§ **Your goal**: Among the lines below, count those with "matplotlib". Give only the number.

──────────

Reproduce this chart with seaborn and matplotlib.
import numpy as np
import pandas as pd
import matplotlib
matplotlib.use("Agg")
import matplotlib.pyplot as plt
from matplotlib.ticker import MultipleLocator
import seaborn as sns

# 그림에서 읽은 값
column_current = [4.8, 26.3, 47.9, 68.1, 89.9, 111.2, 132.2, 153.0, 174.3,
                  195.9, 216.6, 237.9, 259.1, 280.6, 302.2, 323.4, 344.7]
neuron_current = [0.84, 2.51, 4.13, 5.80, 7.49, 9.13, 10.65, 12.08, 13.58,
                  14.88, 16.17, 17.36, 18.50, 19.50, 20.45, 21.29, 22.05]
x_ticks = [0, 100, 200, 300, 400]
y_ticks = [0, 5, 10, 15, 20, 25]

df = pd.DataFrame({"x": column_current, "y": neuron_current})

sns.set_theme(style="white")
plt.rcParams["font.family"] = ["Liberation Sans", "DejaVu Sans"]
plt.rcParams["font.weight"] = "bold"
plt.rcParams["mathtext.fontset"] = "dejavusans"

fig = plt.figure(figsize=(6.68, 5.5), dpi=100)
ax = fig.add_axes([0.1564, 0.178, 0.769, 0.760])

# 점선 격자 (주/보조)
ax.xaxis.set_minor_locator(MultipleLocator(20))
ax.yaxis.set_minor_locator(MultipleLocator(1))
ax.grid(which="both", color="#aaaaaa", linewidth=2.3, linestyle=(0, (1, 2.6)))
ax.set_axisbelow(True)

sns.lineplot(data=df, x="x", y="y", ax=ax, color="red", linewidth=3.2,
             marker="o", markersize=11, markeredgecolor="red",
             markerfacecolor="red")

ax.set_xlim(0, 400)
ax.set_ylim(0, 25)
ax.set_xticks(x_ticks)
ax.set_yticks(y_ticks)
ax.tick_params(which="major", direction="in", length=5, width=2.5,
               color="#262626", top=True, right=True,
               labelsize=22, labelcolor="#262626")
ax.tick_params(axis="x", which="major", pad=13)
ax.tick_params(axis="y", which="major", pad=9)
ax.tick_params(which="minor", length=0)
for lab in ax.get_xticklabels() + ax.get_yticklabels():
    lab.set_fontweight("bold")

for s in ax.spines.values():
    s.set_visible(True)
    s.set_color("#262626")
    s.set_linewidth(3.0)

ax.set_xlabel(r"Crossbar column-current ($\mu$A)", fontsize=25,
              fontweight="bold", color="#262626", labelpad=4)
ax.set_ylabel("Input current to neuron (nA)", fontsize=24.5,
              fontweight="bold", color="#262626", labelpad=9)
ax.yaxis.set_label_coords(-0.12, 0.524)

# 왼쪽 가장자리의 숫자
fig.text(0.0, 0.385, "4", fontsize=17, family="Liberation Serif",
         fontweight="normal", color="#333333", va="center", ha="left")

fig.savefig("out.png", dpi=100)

──────────

§ **Response below**: 5